What is needed ▸
Will you output all of the data below exactly, omitting the images?
======
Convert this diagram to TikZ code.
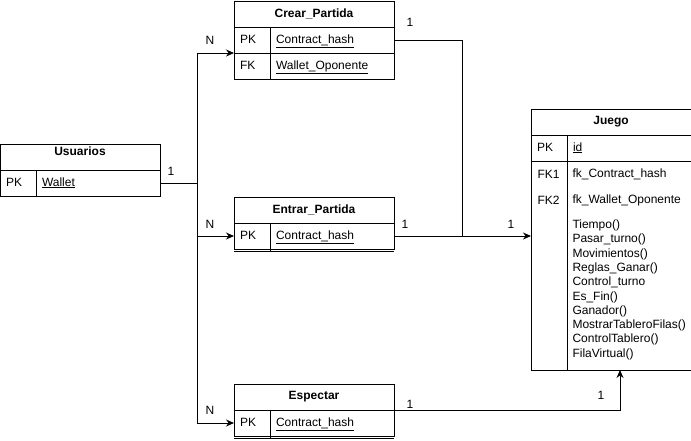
\documentclass[tikz,border=0pt]{standalone}
\usepackage{fontspec}
\setmainfont{Liberation Sans}
\usetikzlibrary{arrows.meta,positioning}

\tikzset{
  tabhead/.style={draw, anchor=north west, minimum width=160pt, minimum height=26pt, inner sep=0pt, outer sep=0pt, font=\bfseries},
  keycell/.style={draw, anchor=north west, text width=24pt, inner xsep=6pt, inner ysep=0pt, outer sep=0pt, minimum height=26pt, text height=9pt, text depth=3pt, align=left},
  fieldcell/.style={draw, anchor=north west, text width=112pt, inner xsep=6pt, inner ysep=0pt, outer sep=0pt, minimum height=26pt, text height=9pt, text depth=3pt, align=left},
  card/.style={inner sep=1pt}
}

\begin{document}
\fontsize{12}{14}\selectfont
\begin{tikzpicture}[x=1pt,y=-1pt,line width=1pt,>={Stealth[length=8pt,width=7pt]}]
   \useasboundingbox (0,0) rectangle (691,440);

   % tables
   \node[tabhead, text depth=12pt] (usr) at (0,144) {Usuarios};
   \node[keycell] (usrkey) at (usr.south west) {PK};
   \node[fieldcell] (usrwallet) at (usrkey.north east) {\underline{Wallet}};

   \node[tabhead] (cr) at (234,1) {Crear\_Partida};
   \node[keycell] (crkey) at (cr.south west) {PK};
   \node[fieldcell] (crhash) at (crkey.north east) {\underline{Contract\_hash}};
   \node[keycell] (crfk) at (crkey.south west) {FK};
   \node[fieldcell] (crwallet) at (crfk.north east) {\underline{Wallet\_Oponente}};

   \node[tabhead] (ent) at (234,197) {Entrar\_Partida};
   \node[keycell] (entkey) at (ent.south west) {PK};
   \node[fieldcell] (enthash) at (entkey.north east) {\underline{Contract\_hash}};
   \draw ([yshift=-2pt]entkey.south west) -- ([yshift=-2pt]enthash.south east);
   \draw (entkey.south east) -- ([yshift=-2pt]entkey.south east);

   \node[tabhead] (esp) at (234,384) {Espectar};
   \node[keycell] (espkey) at (esp.south west) {PK};
   \node[fieldcell] (esphash) at (espkey.north east) {\underline{Contract\_hash}};
   \draw ([yshift=-2pt]espkey.south west) -- ([yshift=-2pt]esphash.south east);
   \draw (espkey.south east) -- ([yshift=-2pt]espkey.south east);

   \node[tabhead] (jg) at (531,109) {Juego};
   \node[keycell] (jgkey) at (jg.south west) {PK};
   \node[fieldcell] (jgid) at (jgkey.north east) {\underline{id}};
   \node[keycell, minimum height=209pt] (jgbodykey) at (jgkey.south west) {};
   \node[fieldcell, minimum height=209pt] (jgbody) at (jgbodykey.north east) {};
   \node[card, anchor=west] (fk1) at (536,174) {FK1};
   \node[card, anchor=west] (fk1txt) at (571,174) {fk\_Contract\_hash};
   \node[card, anchor=west] (fk2) at (536,200) {FK2};
   \node[card, anchor=west] (fk2txt) at (571,200) {fk\_Wallet\_Oponente};
   \foreach \m [count=\i from 0] in {Tiempo(),Pasar\_turno(),Movimientos(),Reglas\_Ganar(),Control\_turno,Es\_Fin(),Ganador(),MostrarTableroFilas(),ControlTablero(),FilaVirtual()}
      \node[inner sep=0pt, anchor=base west] (m\i) at (572,{228.5+14.3*\i}) {\m};

   % connectors
   \coordinate (fork) at (197,183);
   \coordinate (merge) at (462,236);
   \coordinate (jgin) at (620,370);
   \draw (usrwallet.east) -- (fork);
   \draw[->] (fork) |- (crfk.north west);
   \draw[->] (fork) |- (entkey.west);
   \draw[->] (fork) |- (espkey.west);
   \draw (crhash.east) -| (merge);
   \draw[->] (enthash.east) -- (enthash.east -| jgbodykey.west);
   \draw[->] (esphash.north east) -| (jgin);

   % cardinalities
   \node[card] (cusr) at (171,171) {1};
   \node[card] (ncr) at (210,40) {N};
   \node[card] (ccr) at (410,22) {1};
   \node[card] (nent) at (210,224) {N};
   \node[card] (cent) at (405,224) {1};
   \node[card] (cjg) at (511,224) {1};
   \node[card] (nesp) at (210,410) {N};
   \node[card] (cesp) at (410,404) {1};
   \node[card] (cjgb) at (601,395) {1};
\end{tikzpicture}
\end{document}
======
Full answer ▸
Convert this diagram to TikZ code.
\documentclass[tikz,border=0pt]{standalone}
\usepackage{fontspec}
\setmainfont{Liberation Sans}
\usetikzlibrary{arrows.meta,positioning}

\tikzset{
  tabhead/.style={draw, anchor=north west, minimum width=160pt, minimum height=26pt, inner sep=0pt, outer sep=0pt, font=\bfseries},
  keycell/.style={draw, anchor=north west, text width=24pt, inner xsep=6pt, inner ysep=0pt, outer sep=0pt, minimum height=26pt, text height=9pt, text depth=3pt, align=left},
  fieldcell/.style={draw, anchor=north west, text width=112pt, inner xsep=6pt, inner ysep=0pt, outer sep=0pt, minimum height=26pt, text height=9pt, text depth=3pt, align=left},
  card/.style={inner sep=1pt}
}

\begin{document}
\fontsize{12}{14}\selectfont
\begin{tikzpicture}[x=1pt,y=-1pt,line width=1pt,>={Stealth[length=8pt,width=7pt]}]
   \useasboundingbox (0,0) rectangle (691,440);

   % tables
   \node[tabhead, text depth=12pt] (usr) at (0,144) {Usuarios};
   \node[keycell] (usrkey) at (usr.south west) {PK};
   \node[fieldcell] (usrwallet) at (usrkey.north east) {\underline{Wallet}};

   \node[tabhead] (cr) at (234,1) {Crear\_Partida};
   \node[keycell] (crkey) at (cr.south west) {PK};
   \node[fieldcell] (crhash) at (crkey.north east) {\underline{Contract\_hash}};
   \node[keycell] (crfk) at (crkey.south west) {FK};
   \node[fieldcell] (crwallet) at (crfk.north east) {\underline{Wallet\_Oponente}};

   \node[tabhead] (ent) at (234,197) {Entrar\_Partida};
   \node[keycell] (entkey) at (ent.south west) {PK};
   \node[fieldcell] (enthash) at (entkey.north east) {\underline{Contract\_hash}};
   \draw ([yshift=-2pt]entkey.south west) -- ([yshift=-2pt]enthash.south east);
   \draw (entkey.south east) -- ([yshift=-2pt]entkey.south east);

   \node[tabhead] (esp) at (234,384) {Espectar};
   \node[keycell] (espkey) at (esp.south west) {PK};
   \node[fieldcell] (esphash) at (espkey.north east) {\underline{Contract\_hash}};
   \draw ([yshift=-2pt]espkey.south west) -- ([yshift=-2pt]esphash.south east);
   \draw (espkey.south east) -- ([yshift=-2pt]espkey.south east);

   \node[tabhead] (jg) at (531,109) {Juego};
   \node[keycell] (jgkey) at (jg.south west) {PK};
   \node[fieldcell] (jgid) at (jgkey.north east) {\underline{id}};
   \node[keycell, minimum height=209pt] (jgbodykey) at (jgkey.south west) {};
   \node[fieldcell, minimum height=209pt] (jgbody) at (jgbodykey.north east) {};
   \node[card, anchor=west] (fk1) at (536,174) {FK1};
   \node[card, anchor=west] (fk1txt) at (571,174) {fk\_Contract\_hash};
   \node[card, anchor=west] (fk2) at (536,200) {FK2};
   \node[card, anchor=west] (fk2txt) at (571,200) {fk\_Wallet\_Oponente};
   \foreach \m [count=\i from 0] in {Tiempo(),Pasar\_turno(),Movimientos(),Reglas\_Ganar(),Control\_turno,Es\_Fin(),Ganador(),MostrarTableroFilas(),ControlTablero(),FilaVirtual()}
      \node[inner sep=0pt, anchor=base west] (m\i) at (572,{228.5+14.3*\i}) {\m};

   % connectors
   \coordinate (fork) at (197,183);
   \coordinate (merge) at (462,236);
   \coordinate (jgin) at (620,370);
   \draw (usrwallet.east) -- (fork);
   \draw[->] (fork) |- (crfk.north west);
   \draw[->] (fork) |- (entkey.west);
   \draw[->] (fork) |- (espkey.west);
   \draw (crhash.east) -| (merge);
   \draw[->] (enthash.east) -- (enthash.east -| jgbodykey.west);
   \draw[->] (esphash.north east) -| (jgin);

   % cardinalities
   \node[card] (cusr) at (171,171) {1};
   \node[card] (ncr) at (210,40) {N};
   \node[card] (ccr) at (410,22) {1};
   \node[card] (nent) at (210,224) {N};
   \node[card] (cent) at (405,224) {1};
   \node[card] (cjg) at (511,224) {1};
   \node[card] (nesp) at (210,410) {N};
   \node[card] (cesp) at (410,404) {1};
   \node[card] (cjgb) at (601,395) {1};
\end{tikzpicture}
\end{document}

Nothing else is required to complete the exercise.